Cllr Ben Bradley is the MP for Mansfield and the Leader of Nottinghamshire County Council.
Levelling up, by its very nature, is not something that can be imposed from London. The Prime Minister was absolutely right last year when he talked about empowering communities and local leaders in order to deliver on this key political, social, and economic priority.
It’s often said that levelling up is just a sound bite, or that it doesn’t mean anything. I wonder if those journalists and commentators are really paying attention, because there is a whole world of work going on. It would be nice to be able to neatly package it all and tie it up with a bow, to present to the public and the media, but it’s not that simple. This programme of work is not just one thing, or another. It’s vast, it’s long term, and it’s a complex map of inter-relating parts.
It’s also different in different parts of the country, because as I said, you can’t dictate local needs from Whitehall. From that perspective, I can only really speak from an East Midlands perspective, but the moves that are afoot in my region could be profound.
We’ve got a whole world of progress being made here in a range of areas, from skills and job creation, to education, infrastructure, and public service reforms. Not much of it is physically visible yet, in all honesty, just a small proportion. These plans are long term. Not all of them are directly Government-led. In some cases, the public sector is just trying to support other stakeholders, and in others it’s entirely privately funded. It doesn’t matter who is doing it, does it, in truth. What matters is outcomes.
So skills then… What is happening in my part of North Nottinghamshire on skills? The major development is a new partnership between Nottingham Trent University and local colleges, starting with West Notts college in my constituency. This means that Mansfield is becoming a University Town, with high quality provision delivered by the country’s most popular university. This partnership is expanding to include other colleges, and for the first time we’re beginning to see a local FE and HE sector that is working together rather than competing for ‘bums on seats’. This is a game changer, as it means in the future we’ll have a more coherent and high quality local offer, and it means that local young people will not have to leave in order to get the kind of qualifications and career they desire. Towns Fund projects for new skills provision around Aerospace, Automation, and more, will come to fruition in the coming years.
We’re a Schools Improvement area in the Department for Education, which means extra funds and support to improve school outcomes in the county’s most disadvantaged areas of Ashfield and Mansfield. We’re having two secondary schools entirely rebuilt, standards are improving, and we’re also talking to the Department about the Schools White Paper and what might be possible over the year ahead.
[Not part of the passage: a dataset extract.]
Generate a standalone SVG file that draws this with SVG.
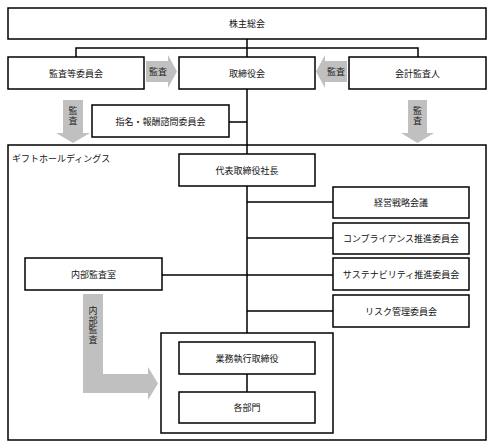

We’re taking big strides in education across all levels.
All of that, and more young people staying in North Notts to learn, means we need to provide them with jobs in the area too. Part of levelling up has to be providing the kinds of high skilled, high paid jobs that local people want and providing them here within commutable distance, as well as, of course, ensuring that they have access to the training and qualifications they need to take those opportunities.
Again, we have a whole range of things going on, including major regionally and nationally significant projects that will create thousands of jobs. The East Midlands Freeport will bring jobs across a range of sectors, like engineering, energy, and logistics to the area. Our East Midlands Development Corporation, which will be finalised in the Levelling Up Bill, is master planning huge areas of the county and working to attract investors in areas like Toton and Ratcliffe-on-Soar, where new commercial and industrial development will interact with recently announced investment in HS2 and local rail projects. I envisage that in the longer term, the DevCo will be able to use its powers and capacity to pick up new sites too and make the most of the potential of areas like the M1 corridor through North Notts and North Derbyshire. We’re in the final stages of bidding for a multi-billion pound investment in STEP Fusion Energy, and Bassetlaw is the perfect future home for the proposed prototype power plant. This too would bring thousands of highly skilled jobs.
I mentioned HS2. Across the country, outside of the London to Birmingham corridor, again our area is set to benefit most. We’ll have four HS2 hubs across Notts and Derbyshire, plus a commitment to growth and a new station at another site at Toton in the middle. We’ll cut the commute from Derby and Nottingham to Birmingham down to 26 minutes, with a £12 billion investment, and open up new local and regional routes too, to connect people in to work. We have plans through the Levelling Up Fund to open up new roads and access routes to further potential development sites, and of course we’re blessed with great access to the M1 and A1 that offer us further opportunity. Lots of potential, and lots of investment.
This is all drawn together under new proposals for regional devolution. The PM was clear that empowering communities and local leaders is key. I hope that the East Midlands will get access to the kind of clout, and the kind of public and private funds, that areas like the West Midlands or Teeside have seen come their way as a result of having these kinds of deals. Derbyshire and Nottinghamshire are lined up to go first, and in many ways this is one of the biggest opportunities in helping us address the long term regional inequalities that have plagued our part of the country.
We’ve got it all going on! Levelling up isn’t a finished product, nowhere near, but neither is it a soundbite. It’s long term and it’s complex, which is not easily communicated. It’s clear though, as I list just some of the work we’re doing across national and local government, across partner organisations and the private sector, that levelling up has a momentum. The East Midlands has a plan, and it’s local people who are set to benefit, as it comes to fruition over the coming years.